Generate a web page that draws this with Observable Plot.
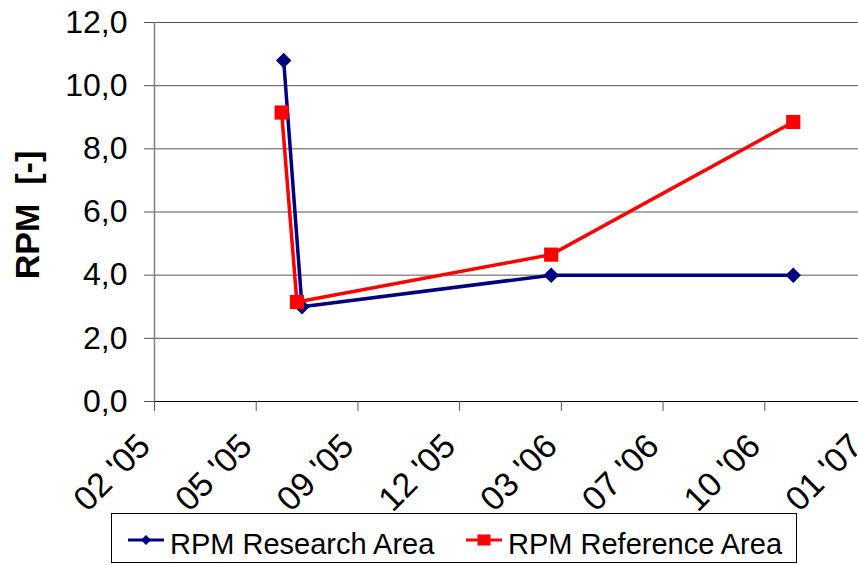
<!DOCTYPE html>
<html>
<head>
<meta charset="utf-8">
<script src="https://cdn.jsdelivr.net/npm/d3@7"></script>
<script src="https://cdn.jsdelivr.net/npm/@observablehq/plot@0.6"></script>
<style>
  html, body { margin: 0; padding: 0; background: #fff; overflow: hidden; width: 858px; height: 565px; }
  #wrap { position: relative; width: 858px; height: 565px; overflow: hidden; font-family: "Liberation Sans", Arial, sans-serif; }
  #chart { position: absolute; left: 0; top: 0; width: 870px; }
  #chart svg { max-width: none !important; }
  #legend { position: absolute; left: 111px; top: 513px; width: 686px; height: 50px; box-sizing: border-box; border: 1px solid #000; background: #fff; }
</style>
</head>
<body>
<div id="wrap">
  <div id="chart"></div>
  <div id="legend"></div>
</div>
<script>
// ---- data ----
const researchDates = ["2005-06-25", "2005-07-13", "2006-03-15", "2006-11-08"];
const researchRPM   = [10.8, 3.0, 4.0, 4.0];
const referenceDates = ["2005-06-23", "2005-07-08", "2006-03-15", "2006-11-08"];
const referenceRPM   = [9.15, 3.15, 4.65, 8.85];
const xTickDates  = ["2005-02-18", "2005-05-29", "2005-09-06", "2005-12-15", "2006-03-25", "2006-07-03", "2006-10-11", "2007-01-19"];
const xTickLabels = ["02 '05", "05 '05", "09 '05", "12 '05", "03 '06", "07 '06", "10 '06", "01 '07"];
const yTicks = [0, 2, 4, 6, 8, 10, 12];
const seriesNames = ["RPM Research Area", "RPM Reference Area"];
const yTitle = "RPM \u00a0[-]";

const parse = s => new Date(s + "T00:00:00Z");
const research = researchDates.map((d, i) => ({date: parse(d), v: researchRPM[i]}));
const reference = referenceDates.map((d, i) => ({date: parse(d), v: referenceRPM[i]}));
const tickDates = xTickDates.map(parse);
const xFmt = d => xTickLabels[tickDates.findIndex(t => +t === +d)];

const blue = "#000080", red = "#ff0000";

const chart = Plot.plot({
  width: 870,
  height: 510,
  marginLeft: 154,
  marginRight: 4,
  marginTop: 22,
  marginBottom: 109,
  style: {fontFamily: "'Liberation Sans', Arial, sans-serif", background: "white", color: "black", overflow: "visible", maxWidth: "none"},
  x: {type: "utc", domain: [tickDates[0], tickDates[tickDates.length - 1]]},
  y: {domain: [0, 12]},
  marks: [
    Plot.ruleY(yTicks.filter(d => d > 0), {stroke: "#555", strokeWidth: 1}),
    Plot.ruleY([0], {stroke: "#000", strokeWidth: 1.2}),
    Plot.ruleX([tickDates[0]], {stroke: "#808080", strokeWidth: 1.5}),
    Plot.axisY({ticks: yTicks, tickFormat: d => d.toFixed(1).replace(".", ","), tickSize: 10, tickPadding: 17, fontSize: 32, label: null, stroke: "#555"}),
    Plot.axisX({ticks: tickDates, tickFormat: () => "", tickSize: 10, label: null, stroke: "#555"}),
    Plot.axisX({ticks: tickDates, tickFormat: xFmt, tickSize: 0, tickPadding: 39, tickRotate: -45, dx: -10, fontSize: 34, label: null}),
    Plot.line(research, {x: "date", y: "v", stroke: blue, strokeWidth: 3.5}),
    Plot.dot(research, {x: "date", y: "v", symbol: "diamond2", r: 7, fill: blue, stroke: "none"}),
    Plot.line(reference, {x: "date", y: "v", stroke: red, strokeWidth: 3.5}),
    Plot.dot(reference, {x: "date", y: "v", symbol: "square", r: 8, fill: red, stroke: "none"}),
    Plot.text([yTitle], {frameAnchor: "left", textAnchor: "middle", rotate: -90, dx: -126, dy: 3, fontSize: 34, fontWeight: "bold", fill: "#000"})
  ]
});
document.getElementById("chart").appendChild(chart);

// ---- legend ----
const lsvg = d3.select("#legend").append("svg").attr("width", 684).attr("height", 48)
  .style("display", "block").style("font-family", "'Liberation Sans', Arial, sans-serif");
const items = [
  {name: seriesNames[0], color: blue, x0: 16, sym: "diamond"},
  {name: seriesNames[1], color: red, x0: 354, sym: "square"}
];
items.forEach(it => {
  const g = lsvg.append("g");
  g.append("line").attr("x1", it.x0).attr("x2", it.x0 + 36).attr("y1", 26).attr("y2", 26)
    .attr("stroke", it.color).attr("stroke-width", 3);
  const cx = it.x0 + 18;
  if (it.sym === "diamond") {
    g.append("path").attr("d", `M${cx},21 L${cx + 5},26 L${cx},31 L${cx - 5},26 Z`).attr("fill", it.color);
  } else {
    g.append("rect").attr("x", cx - 6.5).attr("y", 20.5).attr("width", 13).attr("height", 11).attr("fill", it.color);
  }
  g.append("text").attr("x", it.x0 + 42).attr("y", 40).attr("font-size", 29).attr("fill", "#000").text(it.name);
});
</script>
</body>
</html>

------------------------------------------------------------------------

Reproduce every line above as written, skipping pictures.

### Output of the task
Generate a web page that draws this with Observable Plot.
<!DOCTYPE html>
<html>
<head>
<meta charset="utf-8">
<script src="https://cdn.jsdelivr.net/npm/d3@7"></script>
<script src="https://cdn.jsdelivr.net/npm/@observablehq/plot@0.6"></script>
<style>
  html, body { margin: 0; padding: 0; background: #fff; overflow: hidden; width: 858px; height: 565px; }
  #wrap { position: relative; width: 858px; height: 565px; overflow: hidden; font-family: "Liberation Sans", Arial, sans-serif; }
  #chart { position: absolute; left: 0; top: 0; width: 870px; }
  #chart svg { max-width: none !important; }
  #legend { position: absolute; left: 111px; top: 513px; width: 686px; height: 50px; box-sizing: border-box; border: 1px solid #000; background: #fff; }
</style>
</head>
<body>
<div id="wrap">
  <div id="chart"></div>
  <div id="legend"></div>
</div>
<script>
// ---- data ----
const researchDates = ["2005-06-25", "2005-07-13", "2006-03-15", "2006-11-08"];
const researchRPM   = [10.8, 3.0, 4.0, 4.0];
const referenceDates = ["2005-06-23", "2005-07-08", "2006-03-15", "2006-11-08"];
const referenceRPM   = [9.15, 3.15, 4.65, 8.85];
const xTickDates  = ["2005-02-18", "2005-05-29", "2005-09-06", "2005-12-15", "2006-03-25", "2006-07-03", "2006-10-11", "2007-01-19"];
const xTickLabels = ["02 '05", "05 '05", "09 '05", "12 '05", "03 '06", "07 '06", "10 '06", "01 '07"];
const yTicks = [0, 2, 4, 6, 8, 10, 12];
const seriesNames = ["RPM Research Area", "RPM Reference Area"];
const yTitle = "RPM \u00a0[-]";

const parse = s => new Date(s + "T00:00:00Z");
const research = researchDates.map((d, i) => ({date: parse(d), v: researchRPM[i]}));
const reference = referenceDates.map((d, i) => ({date: parse(d), v: referenceRPM[i]}));
const tickDates = xTickDates.map(parse);
const xFmt = d => xTickLabels[tickDates.findIndex(t => +t === +d)];

const blue = "#000080", red = "#ff0000";

const chart = Plot.plot({
  width: 870,
  height: 510,
  marginLeft: 154,
  marginRight: 4,
  marginTop: 22,
  marginBottom: 109,
  style: {fontFamily: "'Liberation Sans', Arial, sans-serif", background: "white", color: "black", overflow: "visible", maxWidth: "none"},
  x: {type: "utc", domain: [tickDates[0], tickDates[tickDates.length - 1]]},
  y: {domain: [0, 12]},
  marks: [
    Plot.ruleY(yTicks.filter(d => d > 0), {stroke: "#555", strokeWidth: 1}),
    Plot.ruleY([0], {stroke: "#000", strokeWidth: 1.2}),
    Plot.ruleX([tickDates[0]], {stroke: "#808080", strokeWidth: 1.5}),
    Plot.axisY({ticks: yTicks, tickFormat: d => d.toFixed(1).replace(".", ","), tickSize: 10, tickPadding: 17, fontSize: 32, label: null, stroke: "#555"}),
    Plot.axisX({ticks: tickDates, tickFormat: () => "", tickSize: 10, label: null, stroke: "#555"}),
    Plot.axisX({ticks: tickDates, tickFormat: xFmt, tickSize: 0, tickPadding: 39, tickRotate: -45, dx: -10, fontSize: 34, label: null}),
    Plot.line(research, {x: "date", y: "v", stroke: blue, strokeWidth: 3.5}),
    Plot.dot(research, {x: "date", y: "v", symbol: "diamond2", r: 7, fill: blue, stroke: "none"}),
    Plot.line(reference, {x: "date", y: "v", stroke: red, strokeWidth: 3.5}),
    Plot.dot(reference, {x: "date", y: "v", symbol: "square", r: 8, fill: red, stroke: "none"}),
    Plot.text([yTitle], {frameAnchor: "left", textAnchor: "middle", rotate: -90, dx: -126, dy: 3, fontSize: 34, fontWeight: "bold", fill: "#000"})
  ]
});
document.getElementById("chart").appendChild(chart);

// ---- legend ----
const lsvg = d3.select("#legend").append("svg").attr("width", 684).attr("height", 48)
  .style("display", "block").style("font-family", "'Liberation Sans', Arial, sans-serif");
const items = [
  {name: seriesNames[0], color: blue, x0: 16, sym: "diamond"},
  {name: seriesNames[1], color: red, x0: 354, sym: "square"}
];
items.forEach(it => {
  const g = lsvg.append("g");
  g.append("line").attr("x1", it.x0).attr("x2", it.x0 + 36).attr("y1", 26).attr("y2", 26)
    .attr("stroke", it.color).attr("stroke-width", 3);
  const cx = it.x0 + 18;
  if (it.sym === "diamond") {
    g.append("path").attr("d", `M${cx},21 L${cx + 5},26 L${cx},31 L${cx - 5},26 Z`).attr("fill", it.color);
  } else {
    g.append("rect").attr("x", cx - 6.5).attr("y", 20.5).attr("width", 13).attr("height", 11).attr("fill", it.color);
  }
  g.append("text").attr("x", it.x0 + 42).attr("y", 40).attr("font-size", 29).attr("fill", "#000").text(it.name);
});
</script>
</body>
</html>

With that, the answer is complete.